労働条件の良い大企業ほど、残業が多いジレンマ

 他方、2008年の労働基準法改正では、月60時間を超える残業を行う労働者については、残業割増率の引き上げ規定が新たに設置されました。

 実はこの「月60時間超分については50%」という割増率は、労使間の妥協案でした。

 諸外国では残業における割増賃金率は50%以上の場合が多く、仕事が増えた場合、新たに人を雇うよりも現状の社員に残業させるほうがかえって企業が損をする仕組みになっています。そのため長時間労働から免れているといえる反面、雇用需要が減れば即レイオフが表裏一体になっている。繰り返しになりますが、一方の日本では、長時間労働が不況時の雇用保障のための調整弁の役割を果たしてきたといえます。

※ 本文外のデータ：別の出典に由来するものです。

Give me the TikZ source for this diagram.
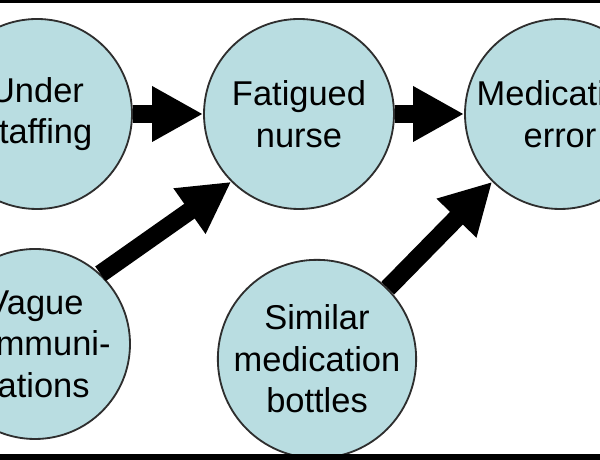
\documentclass[tikz,border=0pt]{standalone}
\usepackage{fontspec}
\setmainfont{Liberation Sans}
\usetikzlibrary{arrows.meta}

\begin{document}
\begin{tikzpicture}[x=1cm, y=1cm]
    % --- Colors ---
    \definecolor{causefill}{HTML}{B9DDE1}
    \definecolor{causeline}{HTML}{2E2E2E}
    \tikzset{
        cause/.style={circle, draw=causeline, line width=1.3pt, fill=causefill,
            minimum size=4.75cm, inner sep=0pt, align=center,
            font=\fontsize{24.5}{29.5}\selectfont},
        bigarrow/.style={line width=0.45cm, -{Triangle[width=1.3cm, length=1.275cm]}}
    }

    % --- Visible window (the figure is cut at the sides) ---
    \clip (0,0) rectangle (15,11.5);
    \fill[white] (0,0) rectangle (15,11.5);

    % --- Top row: causes and effect ---
    \node[cause] (understaffing) at (0.925,8.65) {Under\\staffing};
    \node[cause] (fatigued) at (7.475,8.65) {Fatigued\\nurse};
    \node[cause] (medication) at (14.0,8.65) {Medication\\error};

    % --- Bottom row: contributing factors ---
    \node[cause] (vague) at (0.875,2.9) {Vague\\communi-\\cations};
    \node[cause] (similar) at (7.925,2.525) {Similar\\medication\\bottles};

    % --- Arrows ---
    \draw[bigarrow] (understaffing) -- (fatigued);
    \draw[bigarrow] (fatigued) -- (medication);
    \draw[bigarrow] (vague.47) -- (fatigued.225);
    \draw[bigarrow] (similar.45) -- (medication.225);

    % --- Frame lines ---
    \fill[black] (0,11.43) rectangle (15,11.5);
    \fill[black] (0,0) rectangle (15,0.14);
\end{tikzpicture}
\end{document}
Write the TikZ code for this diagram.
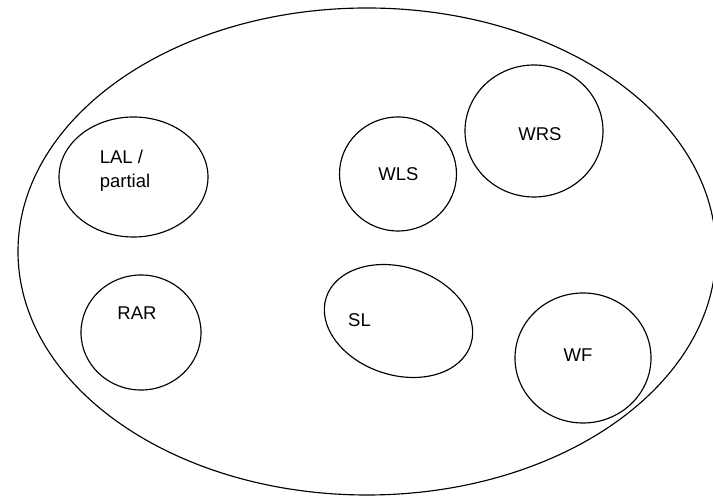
\documentclass[tikz,border=0pt]{standalone}
\usepackage{fontspec}
\setmainfont{Liberation Sans}
\usetikzlibrary{shapes.geometric}
\begin{document}
\begin{tikzpicture}[x=1pt,y=1pt,
  blob/.style={draw, ellipse, line width=1.15pt, inner sep=0pt},
  lbl/.style={font=\fontsize{18.5}{24}\selectfont, align=left, inner sep=0pt}]
\useasboundingbox (0,0) rectangle (713,497);
% enclosing set
\node[blob, minimum width=698pt, minimum height=487pt] (all) at (367,245.5) {};
% member sets
\node[blob, minimum width=149pt, minimum height=120pt] (lal) at (133.5,320) {};
\node[blob, minimum width=117pt, minimum height=114pt] (wls) at (398,323) {};
\node[blob, minimum width=138pt, minimum height=132pt] (wrs) at (534,366) {};
\node[blob, minimum width=120pt, minimum height=115pt] (rar) at (141,164.5) {};
\node[blob, minimum width=152pt, minimum height=108pt, rotate=-18] (sl) at (398.5,176) {};
\node[blob, minimum width=136pt, minimum height=130pt] (wf) at (583,139) {};
% labels
\node[lbl] (lallbl) at (125,326) {LAL /\\partial};
\node[lbl] (wlslbl) at (398.5,323) {WLS};
\node[lbl] (wrslbl) at (540,362.5) {WRS};
\node[lbl] (rarlbl) at (137,184) {RAR};
\node[lbl] (sllbl) at (359.5,176.5) {SL};
\node[lbl] (wflbl) at (578,141.5) {WF};
\end{tikzpicture}
\end{document}
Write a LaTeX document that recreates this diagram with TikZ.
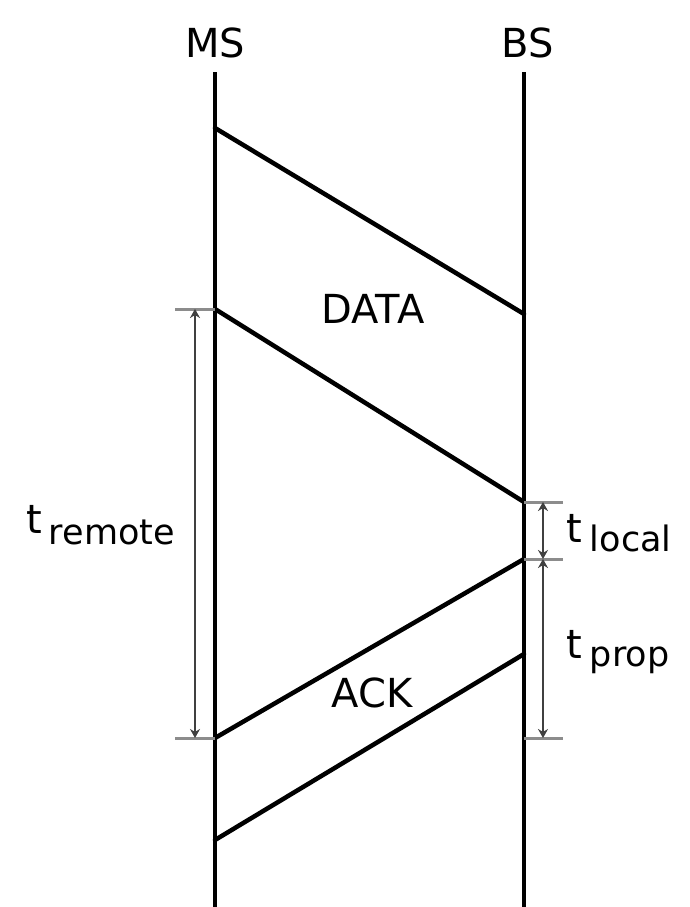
\documentclass[tikz,border=0pt]{standalone}
\usepackage{fontspec}
\setmainfont{DejaVu Sans}
\usetikzlibrary{arrows.meta}
\begin{document}
\begin{tikzpicture}[x=1pt,y=-1pt,
  life/.style={line width=4.5pt,black},
  msg/.style={line width=4.5pt,black,line cap=round},
  tick/.style={line width=3pt,gray!90},
  span/.style={line width=2.2pt,black!75,{Stealth[length=9pt,width=10pt]}-{Stealth[length=9pt,width=10pt]}},
  lbl/.style={font=\fontsize{40}{40}\selectfont,inner sep=0pt},
  tlbl/.style={font=\fontsize{40}{40}\selectfont,inner sep=0pt,anchor=base west}]
\useasboundingbox (0,0) rectangle (689,907);
% lifelines
\coordinate (mstop) at (215,72);
\coordinate (msbot) at (215,907);
\coordinate (bstop) at (524,72);
\coordinate (bsbot) at (524,907);
\node[lbl,anchor=base] (ms) at (215,58) {MS};
\node[lbl,anchor=base] (bs) at (528,58) {BS};
\draw[life] (mstop) -- (msbot);
\draw[life] (bstop) -- (bsbot);
% message points
\coordinate (d1s) at (215,128);
\coordinate (d1e) at (524,314);
\coordinate (d2s) at (215,309);
\coordinate (d2e) at (524,502);
\coordinate (a1s) at (524,559);
\coordinate (a1e) at (215,738);
\coordinate (a2s) at (524,654);
\coordinate (a2e) at (215,840);
\draw[msg] (d1s) -- (d1e);
\draw[msg] (d2s) -- (d2e);
\draw[msg] (a1s) -- (a1e);
\draw[msg] (a2s) -- (a2e);
\node[lbl,anchor=base] (data) at (373,323) {DATA};
\node[lbl,anchor=base] (ack) at (372,707) {ACK};
% t_remote
\coordinate (rt1) at (175,309);
\coordinate (rt2) at (175,738);
\coordinate (ra1) at (195,309);
\coordinate (ra2) at (195,738);
\draw[tick] (rt1) -- (d2s);
\draw[tick] (rt2) -- (a1e);
\draw[span] (ra1) -- (ra2);
\node[tlbl] (trem) at (26,533) {t\hspace{7pt}\raisebox{-11pt}{\fontsize{35}{35}\selectfont remote}};
% t_local and t_prop
\coordinate (lt1) at (563,502);
\coordinate (lt2) at (563,559);
\coordinate (lt3) at (563,738);
\coordinate (bsk) at (524,738);
\coordinate (la1) at (543,502);
\coordinate (la2) at (543,559);
\coordinate (la3) at (543,738);
\draw[tick] (d2e) -- (lt1);
\draw[tick] (a1s) -- (lt2);
\draw[tick] (bsk) -- (lt3);
\draw[span] (la1) -- (la2);
\draw[span] (la2) -- (la3);
\node[tlbl] (tloc) at (566,542) {t\hspace{8pt}\raisebox{-9pt}{\fontsize{35}{35}\selectfont local}};
\node[tlbl] (tprop) at (566,658) {t\hspace{8pt}\raisebox{-8pt}{\fontsize{35}{35}\selectfont prop}};
\end{tikzpicture}
\end{document}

 当時、残業割増率の25%から50%の引き上げは各企業にとっては、国際的な水準に合わせるためにはやむを得ない措置でした。他方で、裁量労働の対象者にまで50%の引き上げ率を導入すれば、深夜・休日を選んで残業すればいくらでも稼げてしまいます。

 そのため、欧米の仕組みに倣って、自分で働く時間を決められる高度に専門的業務の労働者には、「労働時間規制の適用除外(exemption)」という制度と組み合わせようとしたわけです。しかし、それが実現できなかったので、妥協の産物として「月60時間以上」という新たな基準が導入されたのでした。

 ここで注目していただきたいのが下記の表です。

出所)厚生労働省「就労条件実態調査」(2013年)
出所)厚生労働省「就労条件実態調査」(2013年)

 一般に労働条件は労使の合意の元、定められることになっています。ただし、最低労働賃金と労働時間は唯一例外で、法律によって定められる強行規定です。

 労働組合の合意がなければ、法定の残業時間の上限を超えて働けないという「特別条項付き労使協定」は、労働組合が過重な労働時間を抑制する手段として機能するはずでした。ところが注意深く表を見ていきますと、この「特別条項付き36協定」を締結している比率は大企業ほど多く、著しく長い残業時間の労働者比率も同様に高いことが分かります。

 2012年当時では、給与が高い大企業に至っては現に3割以上の人が80時間を超える残業をしていました。80時間以上は過労死レベルです。さらに1割の人が100時間を超える残業をしていたというのですから驚きです。

 本来であれば、労働者の交渉力の弱いはずの中小企業よりも、労働組合の交渉力が強く労働条件の高いはずの大企業ほど残業時間が長いのはなぜなのでしょうか。

 一つの説明は、中小企業と比べて年功賃金の度合いが大きく、同じ職種の企業間賃金格差も大きな大企業ほど途中で転職すると賃金や退職金の面で著しく不利になります。そのため長時間労働を強いられても「辞める選択肢が少ない」という面もあるかもしれません。これが労働市場の流動性の高い米国との大きな違いです。